There’s fancy and fairyness, and hints of unreality; directly after the ship comes aground, Ariel takes the stage to reenact for the spectators, exactly how the scene was constructed. The spectators are left to wonder.

Three groups of passengers roam the island, each ignorant of the other two, each with its own agenda involving vengeance. Prospera also has Ferdinand, deciding whether he’s worthy of Miranda’s hand; Alonso’s butler and jester have found Caliban, the island’s only native inhabitant, who hopes they will help him murder Prospera and regain his island; others from the ship, including “three men of sin,” search for Ferdinand, fearing he is dead. Athletic, wispy Ariel uses his powers to confront Prospera, pleading for compassion until she cedes, “The rarer action is / In virtue than in vengeance.” 
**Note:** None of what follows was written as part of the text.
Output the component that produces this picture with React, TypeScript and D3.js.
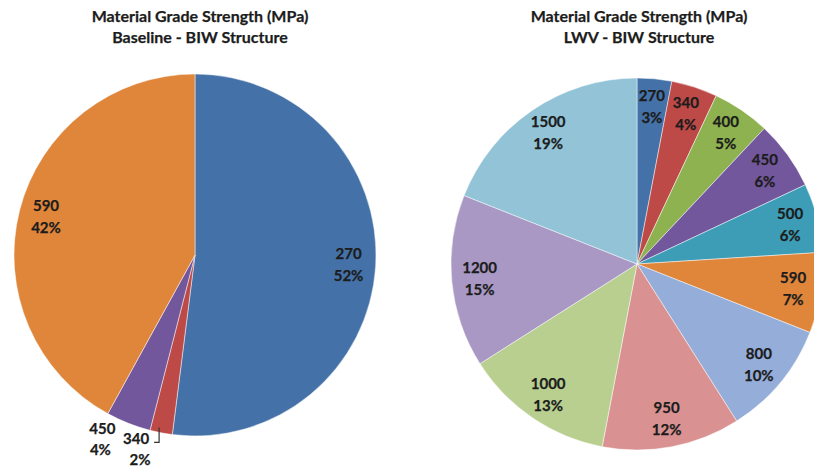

Written in 1611, The Tempest is one of four plays often grouped with PericlesCymbeline, and The Winter’s Tale as “romance” or “tragi-comic,” dramas that still offer plenty of furore and magic without embracing the tragedies’ high body count. So yes, Miranda does marry Ferdinand, Prospera forgives the ship’s passengers, rebukes Caliban, leaving him to his island, and renounces her magic powers. 

Some say The Tempest was the Bard’s bow-out from the stage, perhaps his last play written without collaboration before he retired to Stratford. If this is so, then Prospera’s final lines in the Epilogue speak for them both, as she breaks the fourth wall to enlist the audience’s help to return from whence she came: 

But release me from my bands / With the help of your good hands.” And we gladly comply, freeing Prospera at last from the island.

The Tempest will be playing on the Guthrie’s Wurtele Thrust Stage through April 16.